# Objective
Return, without pictures, the lines from the start of the data through the one that contains "ax = fig.add_axes([0.15, 0.214, 0.795, 0.744])".
=== Recorded data ===
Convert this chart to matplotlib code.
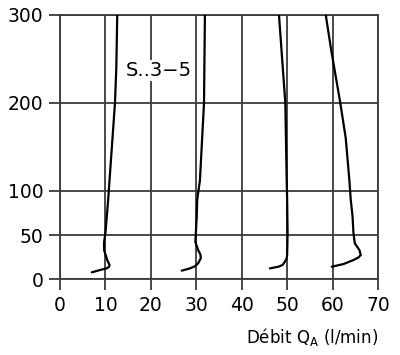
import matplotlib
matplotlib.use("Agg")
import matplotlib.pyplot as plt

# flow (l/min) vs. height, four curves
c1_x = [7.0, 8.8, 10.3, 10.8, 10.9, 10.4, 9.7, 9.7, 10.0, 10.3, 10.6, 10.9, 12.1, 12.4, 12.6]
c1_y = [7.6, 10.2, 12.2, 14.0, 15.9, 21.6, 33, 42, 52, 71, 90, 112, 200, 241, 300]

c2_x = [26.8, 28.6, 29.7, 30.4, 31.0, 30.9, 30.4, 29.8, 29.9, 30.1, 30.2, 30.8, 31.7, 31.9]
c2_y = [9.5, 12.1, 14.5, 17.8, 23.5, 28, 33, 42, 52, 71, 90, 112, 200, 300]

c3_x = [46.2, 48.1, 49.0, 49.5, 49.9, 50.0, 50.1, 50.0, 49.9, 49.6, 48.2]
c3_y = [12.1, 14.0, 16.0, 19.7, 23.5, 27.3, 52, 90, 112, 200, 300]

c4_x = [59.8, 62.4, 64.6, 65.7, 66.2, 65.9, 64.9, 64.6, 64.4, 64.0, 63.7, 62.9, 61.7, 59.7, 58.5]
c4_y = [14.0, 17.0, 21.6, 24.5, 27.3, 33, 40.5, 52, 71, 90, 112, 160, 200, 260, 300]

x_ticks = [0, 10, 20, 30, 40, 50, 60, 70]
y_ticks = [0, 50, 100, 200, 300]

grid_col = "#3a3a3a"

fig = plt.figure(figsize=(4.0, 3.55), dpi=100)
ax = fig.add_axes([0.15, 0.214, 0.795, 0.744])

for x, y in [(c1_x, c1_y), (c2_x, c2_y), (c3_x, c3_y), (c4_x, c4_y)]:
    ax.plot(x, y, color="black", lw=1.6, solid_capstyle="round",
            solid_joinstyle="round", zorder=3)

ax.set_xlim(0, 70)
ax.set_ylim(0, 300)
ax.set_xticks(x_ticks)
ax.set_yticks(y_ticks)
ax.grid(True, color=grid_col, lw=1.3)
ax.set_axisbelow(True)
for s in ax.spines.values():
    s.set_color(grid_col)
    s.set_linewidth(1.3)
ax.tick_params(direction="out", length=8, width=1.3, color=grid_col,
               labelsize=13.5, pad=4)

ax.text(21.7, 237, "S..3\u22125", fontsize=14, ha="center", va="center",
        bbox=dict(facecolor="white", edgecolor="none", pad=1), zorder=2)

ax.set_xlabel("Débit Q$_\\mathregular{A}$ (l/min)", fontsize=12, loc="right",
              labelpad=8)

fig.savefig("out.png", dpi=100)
===
# Output for this task
Convert this chart to matplotlib code.
import matplotlib
matplotlib.use("Agg")
import matplotlib.pyplot as plt

# flow (l/min) vs. height, four curves
c1_x = [7.0, 8.8, 10.3, 10.8, 10.9, 10.4, 9.7, 9.7, 10.0, 10.3, 10.6, 10.9, 12.1, 12.4, 12.6]
c1_y = [7.6, 10.2, 12.2, 14.0, 15.9, 21.6, 33, 42, 52, 71, 90, 112, 200, 241, 300]

c2_x = [26.8, 28.6, 29.7, 30.4, 31.0, 30.9, 30.4, 29.8, 29.9, 30.1, 30.2, 30.8, 31.7, 31.9]
c2_y = [9.5, 12.1, 14.5, 17.8, 23.5, 28, 33, 42, 52, 71, 90, 112, 200, 300]

c3_x = [46.2, 48.1, 49.0, 49.5, 49.9, 50.0, 50.1, 50.0, 49.9, 49.6, 48.2]
c3_y = [12.1, 14.0, 16.0, 19.7, 23.5, 27.3, 52, 90, 112, 200, 300]

c4_x = [59.8, 62.4, 64.6, 65.7, 66.2, 65.9, 64.9, 64.6, 64.4, 64.0, 63.7, 62.9, 61.7, 59.7, 58.5]
c4_y = [14.0, 17.0, 21.6, 24.5, 27.3, 33, 40.5, 52, 71, 90, 112, 160, 200, 260, 300]

x_ticks = [0, 10, 20, 30, 40, 50, 60, 70]
y_ticks = [0, 50, 100, 200, 300]

grid_col = "#3a3a3a"

fig = plt.figure(figsize=(4.0, 3.55), dpi=100)
ax = fig.add_axes([0.15, 0.214, 0.795, 0.744])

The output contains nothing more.